By Aidan E. Tait, Crimson Staff Writer

Everything about the Harvard-Dartmouth showdown on March 8 seemed scripted.

The Ivy League’s No. 1 and No. 2 teams met at Lavietes Pavilion in the league’s final regular-season game, with the Crimson needing a win to share the title. Dartmouth had defeated Harvard in a 73-70 overtime thriller in Hanover Jan. 8. Both teams had been near perfect in the second half of the season. A raucous home crowd, near 2,000 strong, shook the Pavilion for 40 minutes.

“This was a game you dream about,” captain Reka Cserny said. “All the circumstances were there. It was for the championship and we had to win. Everything was in place and it was just perfect.”

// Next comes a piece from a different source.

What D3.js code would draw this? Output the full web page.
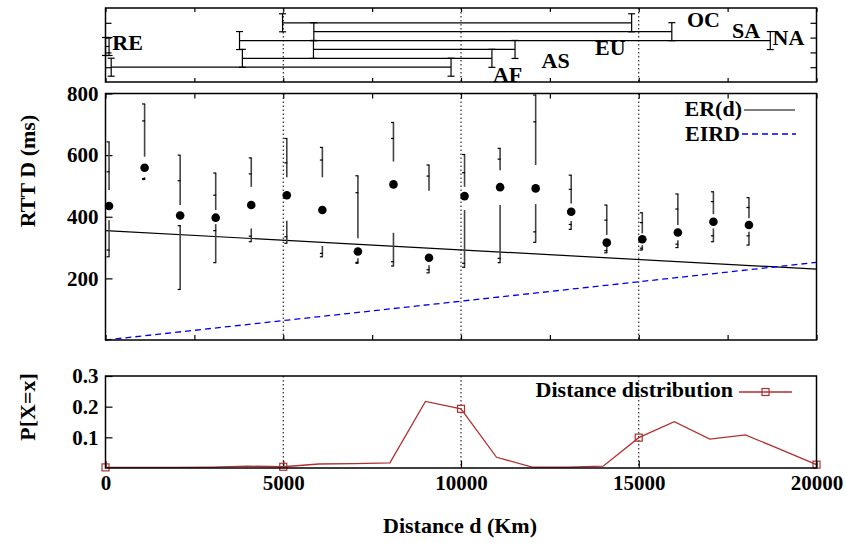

In January, the Crimson stared at a 46-27 deficit with 13:34 to go, but clawed back to send the game to overtime before eventually falling.

The March contest began much the same way. With 10:45 remaining, Harvard trailed the Big Green 51-36, the deficit due largely to the Crimson’s abysmal first-half shooting (21.6 percent).

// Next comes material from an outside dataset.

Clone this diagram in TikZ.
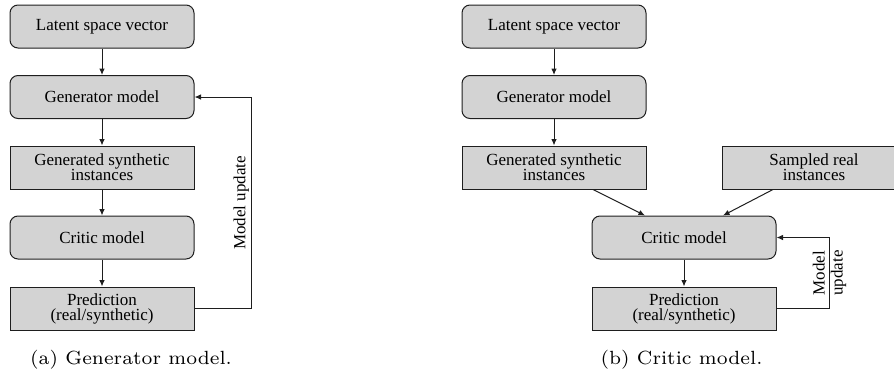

Junior Maureen McCaffery sparked a Harvard comeback with three huge second half three-pointers.

“[McCaffery] is always an emotional leader on our team,” senior Katie Murphy said. “She really turned her leadership into a tangible performance on the court and give our team the boost it needed to come back.”

McCaffery’s final bucket—a dagger from the free throw line to cut the margin to 53-50—gave her 16 points on the night and 13 in the second half. The crowd, which had grown louder with every point the Crimson scored, screamed itself hoarse after the jumper. Her heroics set the stage for Cserny. Fighting for at least one more game in an already stellar career, she took over the final minutes of the second half.

In her last game at Lavietes, she scored 11 of Harvard’s final 17 points and capped off the performance with a three-point play to give the Crimson a 65-57 lead. The comeback ended with a stunning 70-67 Crimson victory that gave the Crimson a share of the Ivy League title.

“That was the best crowd I’ve ever played in front of at Harvard,” Murphy said. “We were able to win the Ivy championship at home in the last game of my career.”

The script came with a perfect ending.